Martyyna’s musical style is a fusion of industrial, irregular techno beats and spacious ambient pads, as evident in her previous work, Awaken. However Written In The Scars takes this fusion to a new level. It’s a paradox, with pulsating tracks and spacious compositions, creating a striking contrast. The interplay between ruptured beats, bass lines, and reverberating, synthy patches adds a unique and captivating character to the album.
The song ‘Glare’ is a prime example of Martyyna’s unique style. It’s a journey into an alchemical sound laboratory, where the synth parts and machine beats create a claustrophobic atmosphere. The hazy, siren-like vocals, surrounded by deconstructed techno beats, build up, and the music thickens until the bass line enters, adding another layer of depth to the composition. The music is dense but sensual, with a cloud of delay hovering over everything, creating a unique and captivating listening experience.
The way Martyyna weaves her vocals into the track can be reminiscent of the work of Lyra Pramuk with some hyper pop elements and cut-up phrases in the style of Enya or Madonna, including a post-club edgy narrative in which the formatting of the voice takes precedence over its lyricism. There is, however, often room for a pop outlook. ‘This Time’ opens to vocal reverberations, bird sounds, bubbling water, and glitches whose juxtaposition builds a post-apocalyptic atmosphere straight out of Mad Max. But then a mesmerising voice emerges, humming “This time / don’t make me cry” in a strictly song-like manner, as there is a certain lyricism with each successive repetition, a multi-layered vocalisation showing another aspect of this song: it’s a kind of lullaby.
Across the album, Martyyna focuses on different aspects of her vocals. On ‘Distorted’, cut-up voices, distortion, and trance beats are unveiled. In ‘Every Single Night’, she contrasts her vocals against a backdrop of shimmering industrial beats conquered by synth space. It is a music of emptiness, space, and reverberation. Everything wears a delay, suggesting a confrontation with oneself. Martyyna has a strong vision of what she’s doing. Even when guests appear – like Oliver Torr and Portento – their contributions feel less like star turns, more like extra colour added to round out the concept. They play the role of a shadow, a doppelgänger, that gives the album a further sense of drama at the end by adding another layer of sound.
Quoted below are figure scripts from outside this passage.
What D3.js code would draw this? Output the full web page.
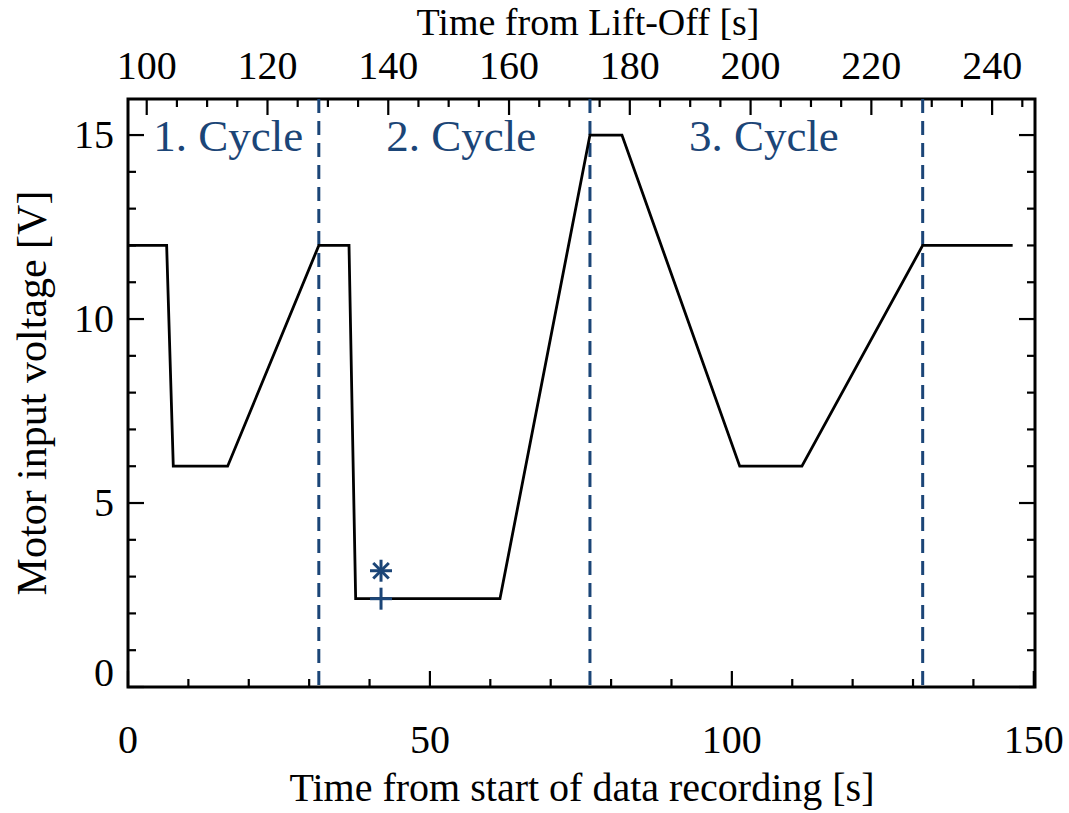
<!DOCTYPE html>
<html><head><meta charset="utf-8">
<script src="https://cdn.jsdelivr.net/npm/d3@7"></script>
<style>body{margin:0;background:#fff}svg text{font-family:"Liberation Serif","Times New Roman",serif}</style>
</head><body>
<svg id="c" width="1069" height="813"></svg>
<script>
// Data (time from start of data recording [s], voltage [V])
const timeS = [0, 6.4, 7.5, 16.5, 31.6, 36.6, 37.7, 61.6, 76.5, 81.8, 101.3, 111.6, 131.6, 146.5];
const voltage = [12, 12, 6, 6, 12, 12, 2.4, 2.4, 15, 15, 6, 6, 12, 12];
const cycleBounds = [31.6, 76.5, 131.6];
const cycleLabels = ["1. Cycle", "2. Cycle", "3. Cycle"];
const cycleLabelX = [16.6, 55.2, 105.3];
const starPoint = [41.9, 3.16];
const plusPoint = [41.9, 2.4];
const liftOffOffset = 96.9;
const bottomTicks = [0, 50, 100, 150];
const topTicks = [100, 120, 140, 160, 180, 200, 220, 240];
const yTicks = [0, 5, 10, 15];

const svg = d3.select("#c");
const L = 128, R = 1035, T = 99, B = 687;
const x = d3.scaleLinear().domain([0, 150.2]).range([L, R]);
const xTop = d3.scaleLinear().domain([liftOffOffset, liftOffOffset + 150.2]).range([L, R]);
const y = d3.scaleLinear().domain([0, 15.98]).range([B, T]);
const navy = "#1b4577";
const fs = 40;

// frame
svg.append("rect").attr("x", L).attr("y", T).attr("width", R - L).attr("height", B - T)
  .attr("fill", "none").attr("stroke", "#000").attr("stroke-width", 3);

// ticks (inward)
const g = svg.append("g").attr("stroke", "#000").attr("stroke-width", 2.2);
d3.range(0, 151, 10).forEach(v => {
  const len = v % 50 === 0 ? 16 : 8;
  g.append("line").attr("x1", x(v)).attr("x2", x(v)).attr("y1", B).attr("y2", B - len);
});
d3.range(100, 247, 5).forEach(v => {
  const len = v % 20 === 0 ? 16 : 8;
  g.append("line").attr("x1", xTop(v)).attr("x2", xTop(v)).attr("y1", T).attr("y2", T + len);
});
d3.range(0, 16, 1).forEach(v => {
  const len = v % 5 === 0 ? 16 : 8;
  g.append("line").attr("x1", L).attr("x2", L + len).attr("y1", y(v)).attr("y2", y(v));
  g.append("line").attr("x1", R).attr("x2", R - len).attr("y1", y(v)).attr("y2", y(v));
});

// tick labels
bottomTicks.forEach(v => svg.append("text").attr("x", x(v)).attr("y", 753)
  .attr("text-anchor", "middle").attr("font-size", fs).text(v));
topTicks.forEach(v => svg.append("text").attr("x", xTop(v)).attr("y", 79)
  .attr("text-anchor", "middle").attr("font-size", fs).text(v));
yTicks.forEach(v => svg.append("text").attr("x", 114).attr("y", v === 0 ? y(v) - 1 : y(v) + 13)
  .attr("text-anchor", "end").attr("font-size", fs).text(v));

// axis titles
svg.append("text").attr("x", 582).attr("y", 801).attr("text-anchor", "middle")
  .attr("font-size", fs).text("Time from start of data recording [s]");
svg.append("text").attr("x", 588).attr("y", 35).attr("text-anchor", "middle")
  .attr("font-size", 38).text("Time from Lift-Off [s]");
svg.append("text").attr("transform", `translate(46,${(T + B) / 2}) rotate(-90)`)
  .attr("text-anchor", "middle").attr("font-size", 42).text("Motor input voltage [V]");

// cycle boundaries
cycleBounds.forEach(v => svg.append("line").attr("x1", x(v)).attr("x2", x(v)).attr("y1", T).attr("y2", B)
  .attr("stroke", navy).attr("stroke-width", 3).attr("stroke-dasharray", "14,8"));
cycleLabels.forEach((t, i) => svg.append("text").attr("x", x(cycleLabelX[i])).attr("y", 151)
  .attr("text-anchor", "middle").attr("font-size", 45).attr("fill", navy).text(t));

// data line
const pts = timeS.map((t, i) => [t, voltage[i]]);
svg.append("path").datum(pts)
  .attr("d", d3.line().x(d => x(d[0])).y(d => y(d[1])))
  .attr("fill", "none").attr("stroke", "#000").attr("stroke-width", 2.8);

// markers
const sx = x(starPoint[0]), sy = y(starPoint[1]), r = 11;
const star = svg.append("g").attr("stroke", navy).attr("stroke-width", 3);
[0, 45, 90, 135].forEach(a => {
  const rad = a * Math.PI / 180;
  star.append("line").attr("x1", sx - r * Math.sin(rad)).attr("y1", sy - r * Math.cos(rad))
    .attr("x2", sx + r * Math.sin(rad)).attr("y2", sy + r * Math.cos(rad));
});
const px = x(plusPoint[0]), py = y(plusPoint[1]);
star.append("line").attr("x1", px).attr("x2", px).attr("y1", py - 11).attr("y2", py + 11);
star.append("line").attr("x1", px - 11).attr("x2", px + 11).attr("y1", py).attr("y2", py);
</script>
</body></html>
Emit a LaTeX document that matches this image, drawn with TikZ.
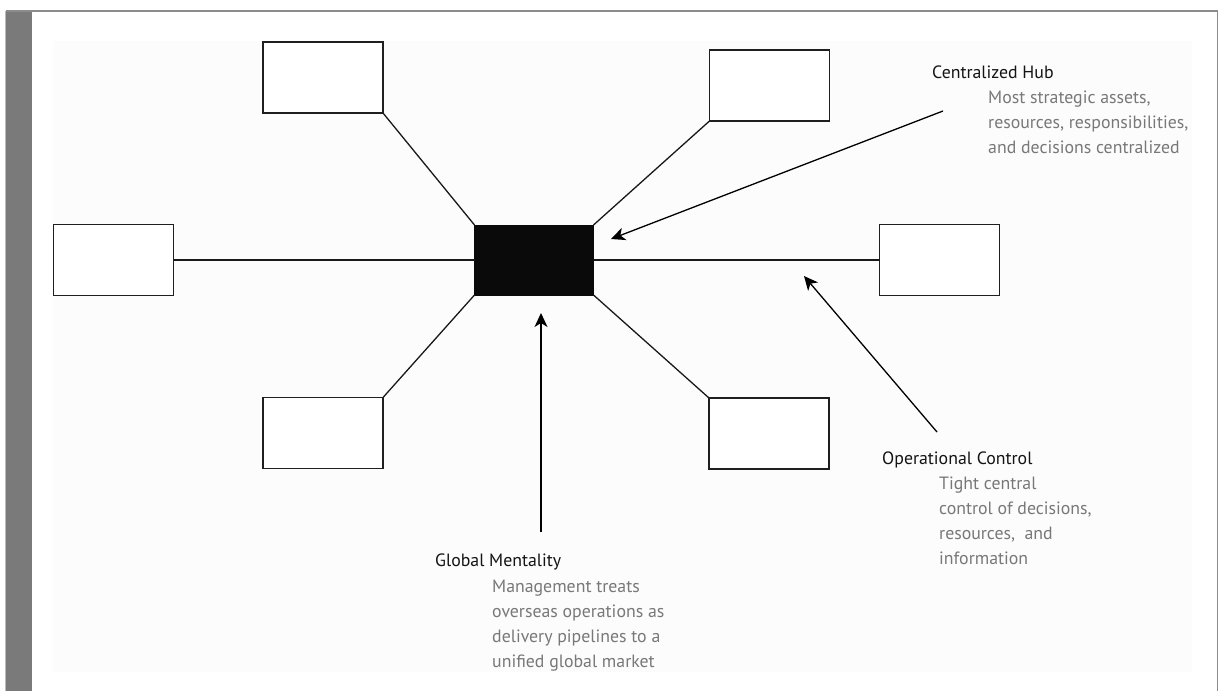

These are mantra-like songs in which repetitions – a sentence, synth lines, multi-layered textures, reconstructed strings – allow one to digest and tame specific emotions. The music bubbles beneath the surface with different elements. It makes for a very cinematic album. I don’t know if the goal is to find a catharsis or to heal the scars, but going through this process is significantly contemplative and engaging.